Post Carbon Institute, Sierra Club, OVEC and AlterNet have partnered to show us what’s at stake in the fight against coal with a powerful slideshow of recent coal disasters (including the Freedom Industries chemical spill, the Duke Energy ash spill and Tuesday’s slurry spill in West Virginia), mountaintop removal mining, and more. Every image in the photo essay is linked to three meaningful actions that you can take right now to fight back against dirty coal and help protect those effected by coal disasters. We need your help getting the word out; please take a look at the images, take a stand with those effected by the recent spills, and share far and wide.
Thanks to an investigation by our allies at the Waterkeeper Alliance, the DENR is telling residents along the Dan River to "avoid prolonged direct contact" with water from the river as levels of the toxic metal arsenic are at some points more than four times higher than levels deemed safe for human contact. This warning comes days after the same agency said the water was safe — eerily similar to the way events unfolded in West Virginia.
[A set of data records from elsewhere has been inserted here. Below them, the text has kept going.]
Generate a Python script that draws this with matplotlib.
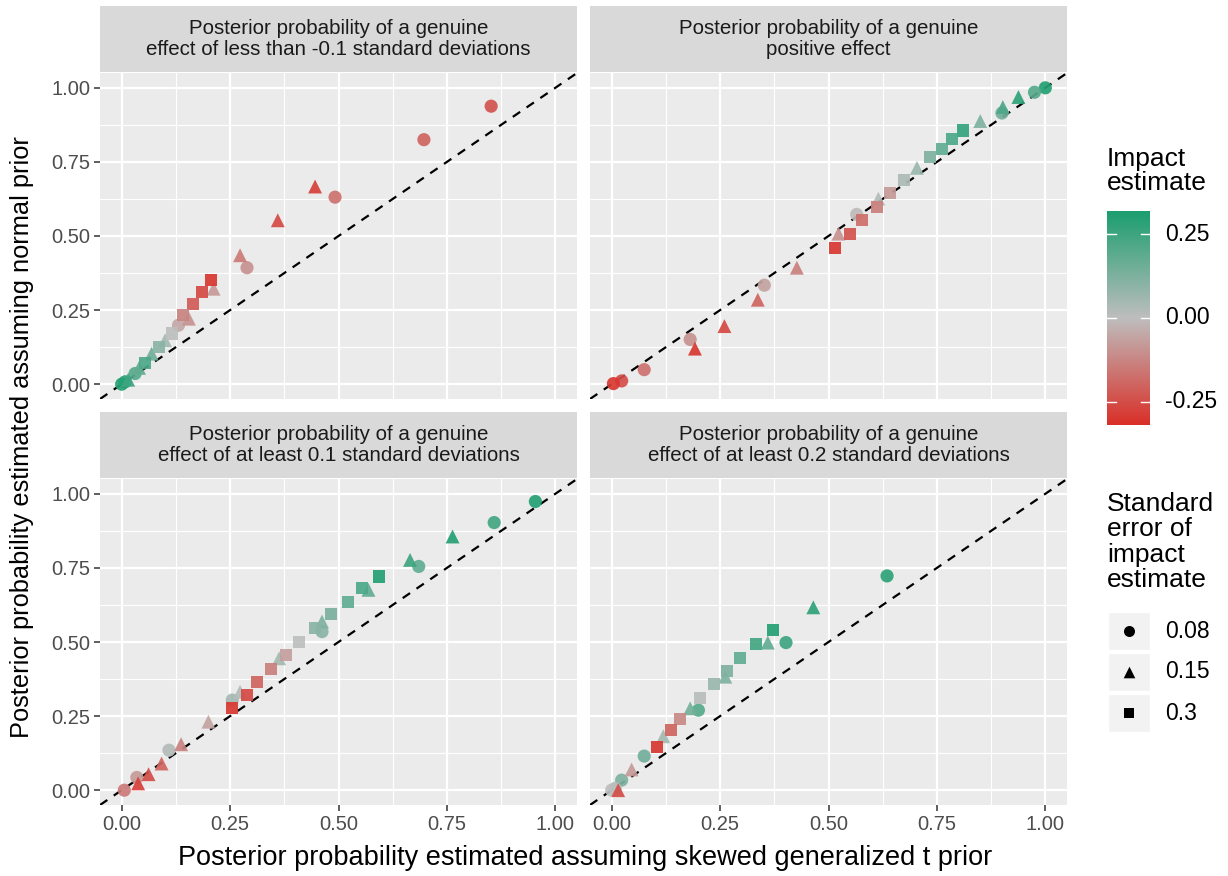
"""Posterior probabilities: normal prior vs skewed generalized t prior, four facets."""
import numpy as np
import matplotlib
matplotlib.use("Agg")
import matplotlib.pyplot as plt
from matplotlib.colors import LinearSegmentedColormap, Normalize
from matplotlib.patches import Rectangle

plt.rcParams["font.family"] = ["Liberation Sans", "DejaVu Sans"]

TITLES = [
    "Posterior probability of a genuine\neffect of less than -0.1 standard deviations",
    "Posterior probability of a genuine\npositive effect",
    "Posterior probability of a genuine\neffect of at least 0.1 standard deviations",
    "Posterior probability of a genuine\neffect of at least 0.2 standard deviations",
]

# panel 1: effect < -0.1 SD
p1_x = [0.852, 0.697, 0.446, 0.492, 0.360, 0.273, 0.289, 0.206, 0.212, 0.185, 0.165, 0.142,
        0.155, 0.131, 0.115, 0.100, 0.085, 0.069, 0.054, 0.040, 0.031, 0.015, 0.008, 0.000]
p1_y = [0.938, 0.825, 0.667, 0.631, 0.553, 0.435, 0.393, 0.351, 0.322, 0.311, 0.272, 0.233,
        0.221, 0.199, 0.171, 0.148, 0.126, 0.103, 0.070, 0.055, 0.036, 0.015, 0.008, 0.000]
p1_imp = [-0.24, -0.20, -0.28, -0.17, -0.26, -0.15, -0.10, -0.30, -0.08, -0.26, -0.22, -0.13,
          -0.10, -0.05, 0.00, 0.05, 0.10, 0.15, 0.22, 0.18, 0.20, 0.25, 0.28, 0.30]
p1_se = [0.08, 0.08, 0.15, 0.08, 0.15, 0.15, 0.08, 0.3, 0.15, 0.3, 0.3, 0.3,
         0.15, 0.08, 0.3, 0.15, 0.3, 0.15, 0.3, 0.15, 0.08, 0.15, 0.08, 0.08]

# panel 2: positive effect
p2_x = [1.000, 0.975, 0.938, 0.902, 0.900, 0.850, 0.810, 0.785, 0.762, 0.735, 0.704, 0.673,
        0.642, 0.615, 0.612, 0.565, 0.578, 0.523, 0.550, 0.515, 0.427, 0.352, 0.337, 0.260,
        0.181, 0.192, 0.075, 0.023, 0.004]
p2_y = [1.000, 0.985, 0.969, 0.935, 0.915, 0.888, 0.856, 0.828, 0.794, 0.766, 0.730, 0.690,
        0.645, 0.626, 0.598, 0.573, 0.553, 0.508, 0.508, 0.460, 0.393, 0.334, 0.285, 0.196,
        0.151, 0.120, 0.049, 0.011, 0.002]
p2_imp = [0.30, 0.20, 0.28, 0.22, 0.15, 0.12, 0.27, 0.22, 0.18, 0.12, 0.07, 0.03,
          -0.08, 0.02, -0.14, -0.01, -0.18, -0.10, -0.24, -0.30, -0.14, -0.06, -0.20, -0.26,
          -0.10, -0.30, -0.17, -0.25, -0.30]
p2_se = [0.08, 0.08, 0.15, 0.15, 0.08, 0.15, 0.3, 0.3, 0.3, 0.3, 0.15, 0.3,
         0.3, 0.15, 0.3, 0.08, 0.3, 0.15, 0.3, 0.3, 0.15, 0.08, 0.15, 0.15,
         0.08, 0.15, 0.08, 0.08, 0.08]

# panel 3: effect >= 0.1 SD
p3_x = [0.954, 0.859, 0.763, 0.665, 0.685, 0.594, 0.554, 0.569, 0.521, 0.482, 0.462, 0.462,
        0.446, 0.409, 0.378, 0.363, 0.344, 0.313, 0.273, 0.288, 0.255, 0.255, 0.200, 0.137,
        0.109, 0.092, 0.062, 0.035, 0.038, 0.006]
p3_y = [0.974, 0.903, 0.856, 0.777, 0.755, 0.721, 0.681, 0.676, 0.636, 0.595, 0.569, 0.535,
        0.546, 0.501, 0.455, 0.445, 0.409, 0.366, 0.332, 0.321, 0.304, 0.276, 0.231, 0.155,
        0.135, 0.090, 0.054, 0.043, 0.023, 0.000]
p3_imp = [0.30, 0.24, 0.30, 0.25, 0.18, 0.30, 0.22, 0.18, 0.18, 0.13, 0.12, 0.10,
          0.10, 0.00, -0.07, 0.05, -0.14, -0.20, 0.02, -0.26, 0.05, -0.30, -0.06, -0.13,
          0.02, -0.20, -0.25, -0.08, -0.28, -0.15]
p3_se = [0.08, 0.08, 0.15, 0.15, 0.08, 0.3, 0.3, 0.15, 0.3, 0.3, 0.15, 0.08,
         0.3, 0.3, 0.3, 0.15, 0.3, 0.3, 0.15, 0.3, 0.08, 0.3, 0.15, 0.15,
         0.08, 0.15, 0.15, 0.08, 0.15, 0.08]

# panel 4: effect >= 0.2 SD
p4_x = [0.635, 0.465, 0.371, 0.402, 0.360, 0.332, 0.296, 0.265, 0.262, 0.237, 0.204, 0.200,
        0.181, 0.158, 0.137, 0.119, 0.104, 0.075, 0.046, 0.023, 0.008, 0.015, 0.000]
p4_y = [0.723, 0.617, 0.541, 0.498, 0.498, 0.494, 0.446, 0.403, 0.383, 0.358, 0.312, 0.270,
        0.276, 0.239, 0.203, 0.182, 0.146, 0.115, 0.070, 0.034, 0.006, 0.000, 0.000]
p4_imp = [0.28, 0.28, 0.30, 0.25, 0.18, 0.24, 0.18, 0.12, 0.12, 0.07, 0.01, 0.20,
          0.14, -0.12, -0.20, 0.05, -0.30, 0.15, -0.08, 0.12, 0.02, -0.25, 0.00]
p4_se = [0.08, 0.15, 0.3, 0.08, 0.15, 0.3, 0.3, 0.3, 0.15, 0.3, 0.3, 0.08,
         0.15, 0.3, 0.3, 0.15, 0.3, 0.08, 0.15, 0.08, 0.08, 0.15, 0.08]

PANELS = [(p1_x, p1_y, p1_imp, p1_se), (p2_x, p2_y, p2_imp, p2_se),
          (p3_x, p3_y, p3_imp, p3_se), (p4_x, p4_y, p4_imp, p4_se)]
SE_LEVELS = [0.08, 0.15, 0.3]
SE_MARKERS = {0.08: ("o", 90), 0.15: ("^", 100), 0.3: ("s", 75)}
TICKS = [0, 0.25, 0.5, 0.75, 1.0]
TICKLAB = ["0.00", "0.25", "0.50", "0.75", "1.00"]
CB_TICKS = [0.25, 0.0, -0.25]

cmap = LinearSegmentedColormap.from_list("rg", ["#DA2F28", "#BEBEBE", "#1B9E70"])
norm = Normalize(-0.32, 0.32)

W, H = 1228, 876
fig = plt.figure(figsize=(W / 100, H / 100), dpi=100)

def fx(px):
    return px / W

def fy(py):
    return 1 - py / H

lefts = [100, 590]
tops = [73, 479]
pw, ph = 477, 326
strip_h = 66

for i, (xs, ys, imp, se) in enumerate(PANELS):
    r, c = divmod(i, 2)
    L, T = lefts[c], tops[r]
    ax = fig.add_axes([fx(L), fy(T + ph), pw / W, ph / H])
    ax.set_facecolor("#EBEBEB")
    ax.set_xlim(-0.05, 1.05)
    ax.set_ylim(-0.05, 1.05)
    for v in [0.125, 0.375, 0.625, 0.875]:
        ax.axvline(v, color="white", lw=0.8, zorder=0)
        ax.axhline(v, color="white", lw=0.8, zorder=0)
    for v in TICKS:
        ax.axvline(v, color="white", lw=1.6, zorder=0)
        ax.axhline(v, color="white", lw=1.6, zorder=0)
    ax.plot([-0.05, 1.05], [-0.05, 1.05], color="black", lw=1.6, ls=(0, (4, 3.5)), zorder=1)
    xs, ys, imp, se = map(np.asarray, (xs, ys, imp, se))
    for lev in SE_LEVELS:
        m = np.isclose(se, lev)
        mk, s = SE_MARKERS[lev]
        ax.scatter(xs[m], ys[m], c=imp[m], cmap=cmap, norm=norm, marker=mk, s=s,
                   linewidths=0, alpha=0.92, zorder=2)
    for sp in ax.spines.values():
        sp.set_visible(False)
    ax.set_xticks(TICKS)
    ax.set_yticks(TICKS)
    ax.tick_params(length=4, width=1.1, color="#333333", labelcolor="#4D4D4D",
                   labelsize=14.5, pad=3)
    ax.set_xticklabels(TICKLAB if r == 1 else [])
    ax.set_yticklabels(TICKLAB if c == 0 else [])
    if r == 0:
        ax.tick_params(axis="x", length=0)
    if c == 1:
        ax.tick_params(axis="y", length=0)
    # facet strip
    sax = fig.add_axes([fx(L), fy(T - 1), pw / W, strip_h / H])
    sax.set_facecolor("#D9D9D9")
    sax.set_xticks([]); sax.set_yticks([])
    for sp in sax.spines.values():
        sp.set_visible(False)
    sax.text(0.5, 0.5, TITLES[i], ha="center", va="center", fontsize=14.8,
             color="#1A1A1A", linespacing=1.15, transform=sax.transAxes)

fig.text(fx(585), fy(858), "Posterior probability estimated assuming skewed generalized t prior",
         ha="center", va="center", fontsize=19.5, color="black")
fig.text(fx(22), fy(437), "Posterior probability estimated assuming normal prior",
         ha="center", va="center", rotation=90, fontsize=18.3, color="black")

# colour legend
fig.text(fx(1107), fy(171), "Impact\nestimate", ha="left", va="center", fontsize=19,
         linespacing=1.0)
cax = fig.add_axes([fx(1107), fy(425), 43 / W, 214 / H])
grad = np.linspace(-0.32, 0.32, 256).reshape(-1, 1)
cax.imshow(grad, cmap=cmap, norm=norm, aspect="auto", origin="lower",
           extent=[0, 1, -0.32, 0.32])
cax.set_xlim(0, 1); cax.set_ylim(-0.32, 0.32)
for t in CB_TICKS:
    cax.plot([0, 0.2], [t, t], color="white", lw=1)
    cax.plot([0.8, 1], [t, t], color="white", lw=1)
    cax.text(1.35, t, f"{t:.2f}", ha="left", va="center", fontsize=16.5, color="black",
             transform=cax.transData, clip_on=False)
cax.set_xticks([]); cax.set_yticks([])
for sp in cax.spines.values():
    sp.set_visible(False)

# shape legend
fig.text(fx(1107), fy(542), "Standard\nerror of\nimpact\nestimate", ha="left", va="center",
         fontsize=19, linespacing=1.08)
lax = fig.add_axes([fx(1107), fy(735), 120 / W, 125 / H])
lax.set_xlim(0, 120); lax.set_ylim(0, 125)
lax.axis("off")
for k, lev in enumerate(SE_LEVELS):
    yc = 125 - 21 - k * 41
    lax.add_patch(Rectangle((1, yc - 19), 42, 38, facecolor="#F2F2F2", edgecolor="white", lw=1))
    mk, s = SE_MARKERS[lev]
    lax.scatter([22], [yc], marker=mk, s=s * 0.7, color="black", linewidths=0)
    lax.text(58, yc, f"{lev:g}", ha="left", va="center", fontsize=16.5)

fig.savefig("out.png", dpi=100)
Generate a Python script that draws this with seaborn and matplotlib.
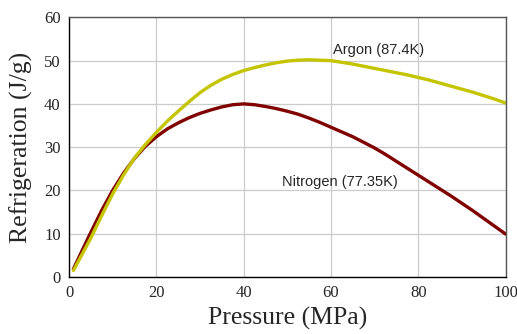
import numpy as np
import pandas as pd
import matplotlib
matplotlib.use("Agg")
import matplotlib.pyplot as plt
import seaborn as sns

# Values (Pressure in MPa, Refrigeration in J/g)
pressure = [1, 2.5, 5, 7.5, 10, 12.5, 15, 17.5, 20, 22.5, 25, 27.5, 30, 32.5, 35, 37.5,
            40, 42.5, 45, 47.5, 50, 52.5, 55, 57.5, 60, 62.5, 65, 67.5, 70, 72.5, 75,
            77.5, 80, 82.5, 85, 87.5, 90, 92.5, 95, 97.5, 100]
nitrogen = [1.8, 5.0, 10.3, 15.4, 20.0, 24.0, 27.4, 30.2, 32.4, 34.2, 35.6, 36.8, 37.8,
            38.6, 39.3, 39.8, 40.0, 39.8, 39.4, 38.9, 38.3, 37.6, 36.7, 35.7, 34.6, 33.5,
            32.4, 31.1, 29.8, 28.3, 26.7, 25.1, 23.5, 21.9, 20.3, 18.7, 17.0, 15.3, 13.5,
            11.7, 9.9]
argon = [1.5, 4.3, 9.0, 14.2, 19.2, 23.6, 27.5, 30.6, 33.4, 36.0, 38.3, 40.5, 42.6,
         44.3, 45.7, 46.8, 47.7, 48.4, 49.0, 49.5, 49.9, 50.1, 50.2, 50.1, 50.0, 49.6,
         49.2, 48.7, 48.2, 47.7, 47.2, 46.7, 46.1, 45.5, 44.8, 44.1, 43.4, 42.7, 41.9,
         41.1, 40.2]
x_ticks = [0, 20, 40, 60, 80, 100]
y_ticks = [0, 10, 20, 30, 40, 50, 60]

df = pd.DataFrame({
    "Pressure": pressure * 2,
    "Refrigeration": nitrogen + argon,
    "Gas": ["Nitrogen"] * len(pressure) + ["Argon"] * len(pressure),
})

sns.set_style("whitegrid")
plt.rcParams["font.family"] = ["Liberation Serif", "DejaVu Serif"]

fig = plt.figure(figsize=(5.17, 3.34), dpi=100)
ax = fig.add_axes([0.1335, 0.171, 0.8445, 0.777])

sns.lineplot(data=df, x="Pressure", y="Refrigeration", hue="Gas",
             palette={"Nitrogen": "#800000", "Argon": "#c4c400"},
             hue_order=["Nitrogen", "Argon"], linewidth=2.4, legend=False, ax=ax,
             solid_joinstyle="round", solid_capstyle="round")

ax.set_xlim(0, 100)
ax.set_ylim(0, 60)
ax.set_xticks(x_ticks)
ax.set_yticks(y_ticks)
ax.grid(True, color="#cccccc", linewidth=0.9)
ax.tick_params(axis="x", direction="in", length=4, width=0.8, labelsize=12, pad=6, color="black")
ax.tick_params(axis="y", direction="out", length=4, width=0.8, labelsize=12, pad=2, color="black")

for side in ["left", "bottom"]:
    ax.spines[side].set_color("black")
    ax.spines[side].set_linewidth(1.0)
for side in ["top", "right"]:
    ax.spines[side].set_color("#555555")
    ax.spines[side].set_linewidth(1.0)

ax.set_xlabel("Pressure (MPa)", fontsize=18.5, labelpad=4)
ax.set_ylabel("Refrigeration (J/g)", fontsize=18.5, labelpad=8)

ax.text(60.5, 52.5, "Argon (87.4K)", family="Liberation Sans", fontsize=10.5, va="center")
ax.text(48.7, 22.0, "Nitrogen (77.35K)", family="Liberation Sans", fontsize=10.5, va="center")

fig.savefig("out.png", dpi=100)
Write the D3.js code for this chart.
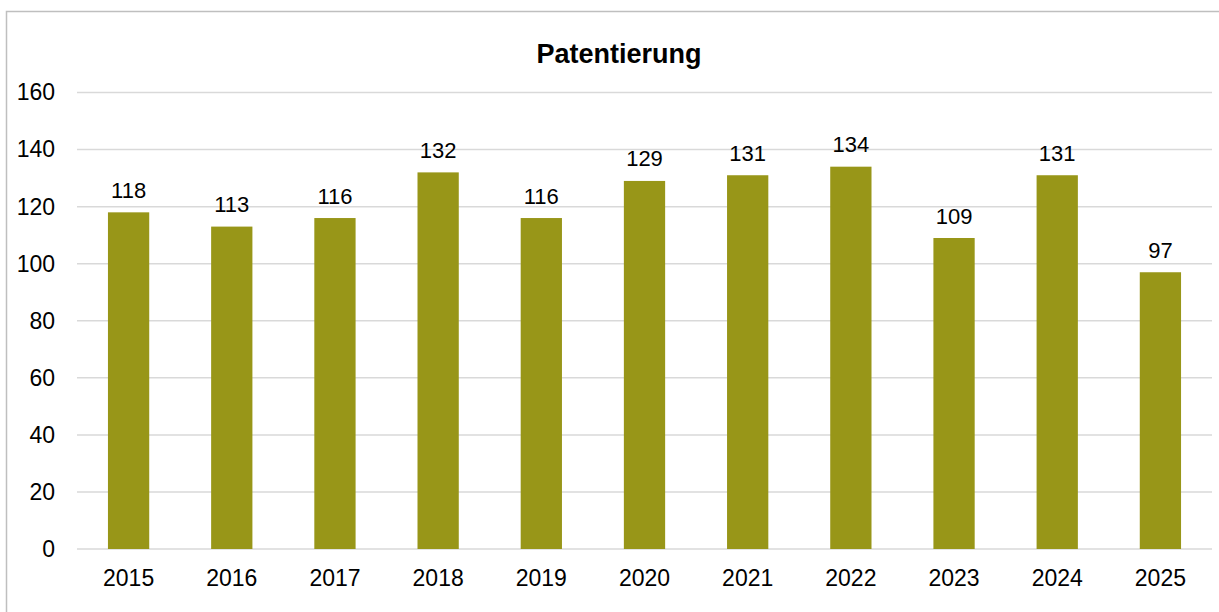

The response of state and federal agencies to both of these crises is unacceptable. It took the EPA nearly a month to respond publicly to the water crisis in West Virginia, and in North Carolina, the DENR only admitted to dangerous levels of arsenic in the river after concerned citizens did testing of their own.
From corporate mishandling to federal inaction, the depressing fact is that those under the gun from coal pollution still don’t have much recourse to protect their homes, their safety, or their water.
Many more coal pollution time bombs are ticking on our waterways nationwide, and states are clearly not able to prevent these disasters, nor to respond in time. It’s time to ensure that everyone has the security to expect clean water free from the threat of pollution from coal in any of its forms.